Claims Heads Factory

Complete Interface Guide
Tool for disciplined narrative synthesis across chronology and claims matrix

Interface Overview

The Claims Heads Factory is used to synthesise structured narrative arguments from material already established in the chronology and analysed in the claims matrix.

It is not a fact-finding tool and it does not determine legal outcomes.

The Analytical Triad

The platform operates on three distinct but interdependent artefacts:

  • Chronology — what happened
  • Claims Matrix — what law may be engaged
  • Claims Heads — how facts and law are argued together
Claims Heads depend on both other artefacts. They must not introduce new facts or new legal testing.

Preconditions

Critical: Claims Heads must not be drafted without a completed chronology and claims matrix.

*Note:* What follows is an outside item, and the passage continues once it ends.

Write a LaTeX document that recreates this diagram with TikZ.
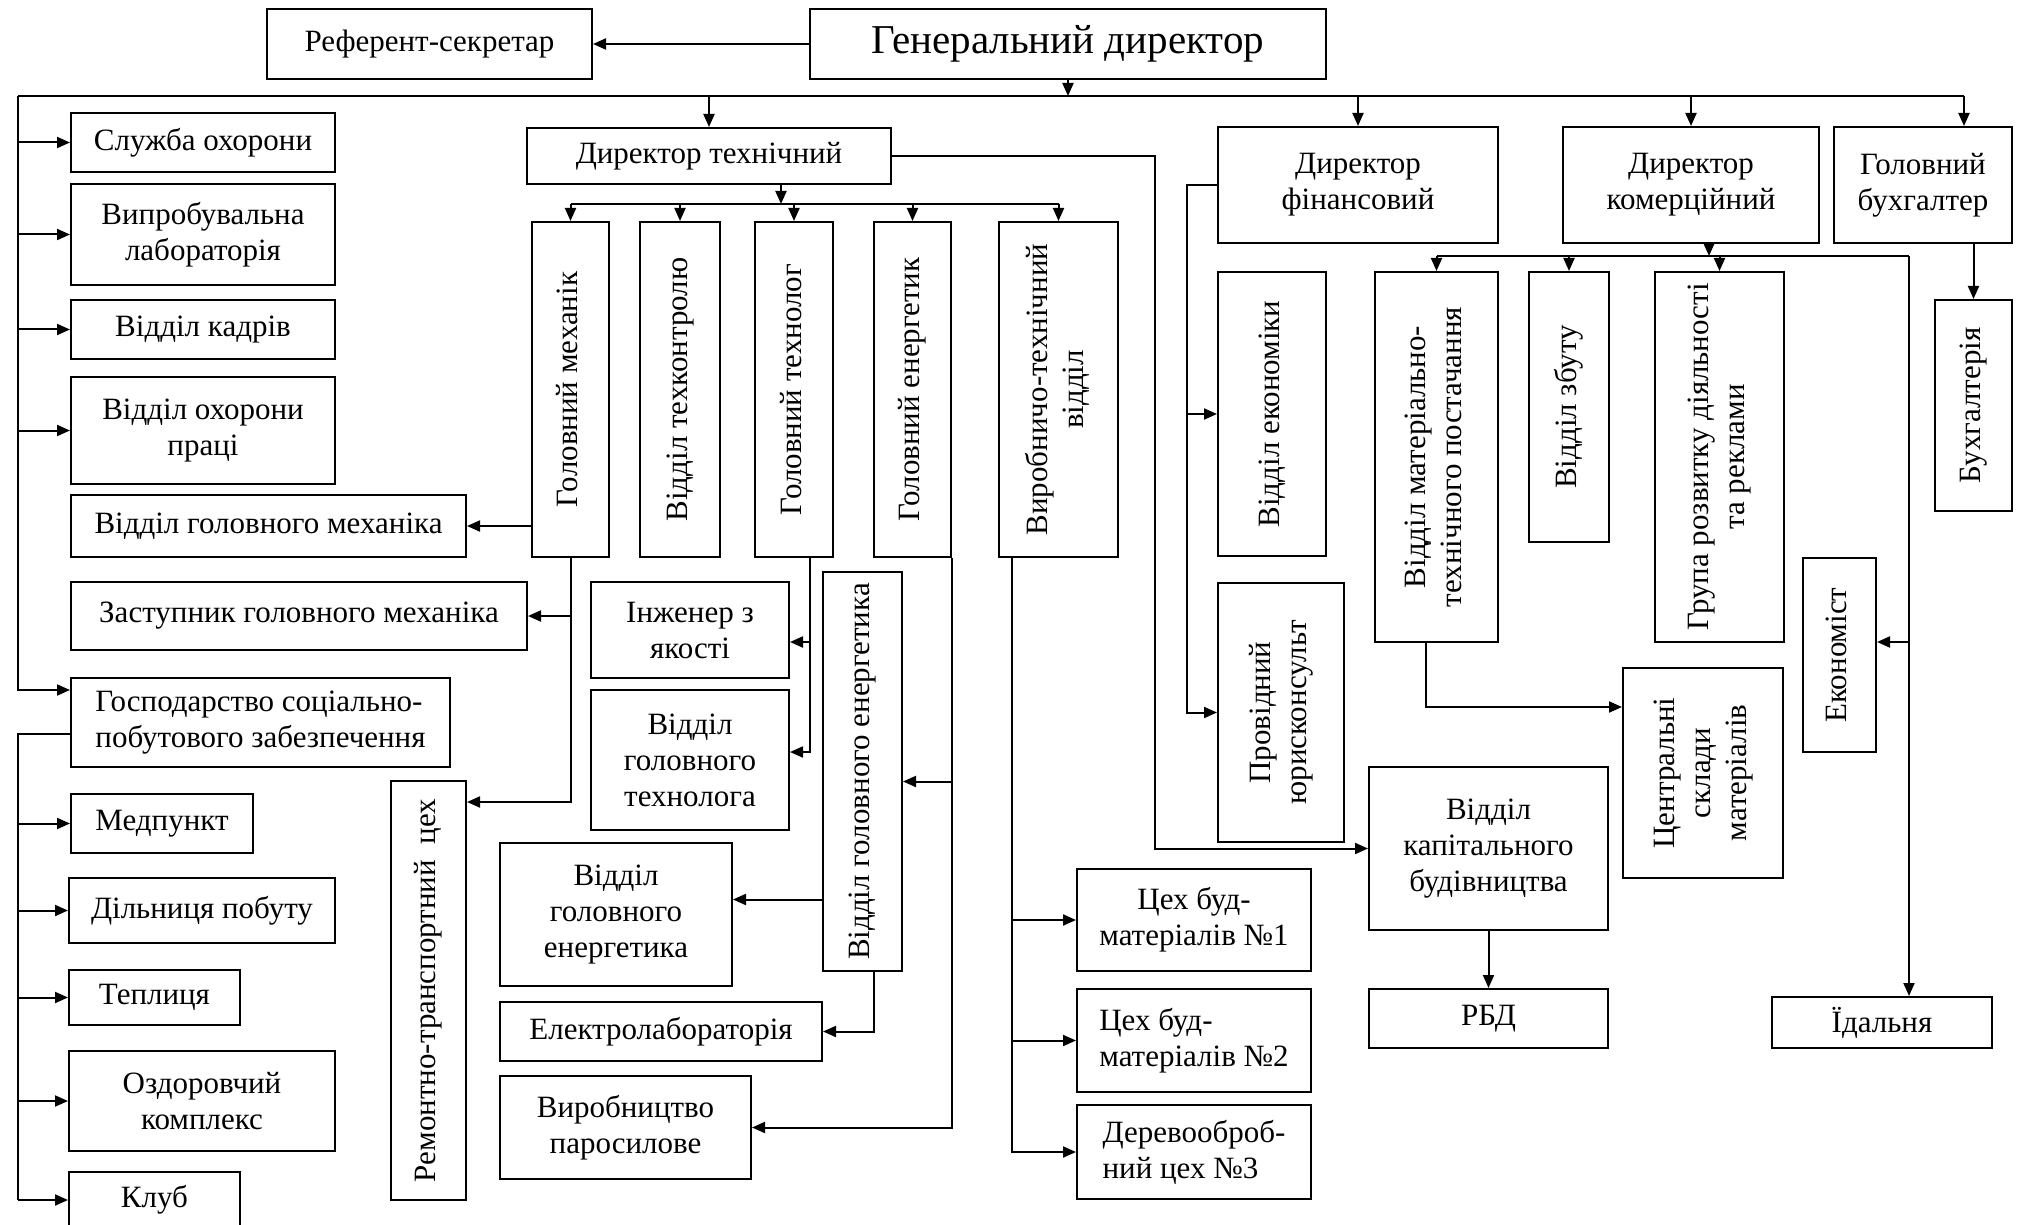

If a fact does not appear in the chronology, it does not belong here. If a legal provision has not been tested in the claims matrix, it must not be argued here.

Structure of a Claim Head

Each claim head is a bounded narrative unit consisting of:

  • Identifier and title
  • High-level narrative explanation
  • Structured articulation of the legal theory
  • Links to supporting chronology entries
  • Links to relevant appendices (where applicable)
Claims Heads explain coherence. They do not establish proof.

Risk of Misreading

Claims Heads are the artefact most likely to be misread as a determination.

Because Claims Heads read as structured argument, third parties may incorrectly treat them as findings, conclusions, or judicial-style determinations.

This risk cannot be eliminated by wording alone. It is mitigated only by strict discipline in how Claims Heads are written and presented.

Workflow

  1. Complete the chronology
  2. Complete the claims matrix
  3. Select a claim to synthesise
  4. Draft a bounded narrative explaining arguability
  5. Link downward to supporting material
  6. Review for overstatement
  7. Emit the claim heads document
Restraint is a success condition, not a failure.

How NOT to Use This Tool

Misuse of Claims Heads is more damaging than misuse of any other artefact.

Do NOT present Claims Heads as determinations

Claims Heads are not findings of fact, rulings, or judgments. They must never be represented as such.

Do NOT introduce new facts or law

All content must already exist in the chronology or claims matrix. This tool does not expand the evidential or legal universe.

Do NOT argue beyond what can be supported

If a proposition relies on inference, that must be explicit. If uncertainty exists, it must remain visible.

Do NOT let rhetoric outrun structure

Claims Heads are not advocacy pieces. If persuasive language replaces disciplined structure, the tool has been misused.

If a reader could reasonably mistake a Claim Head for a conclusion, then it has been written incorrectly.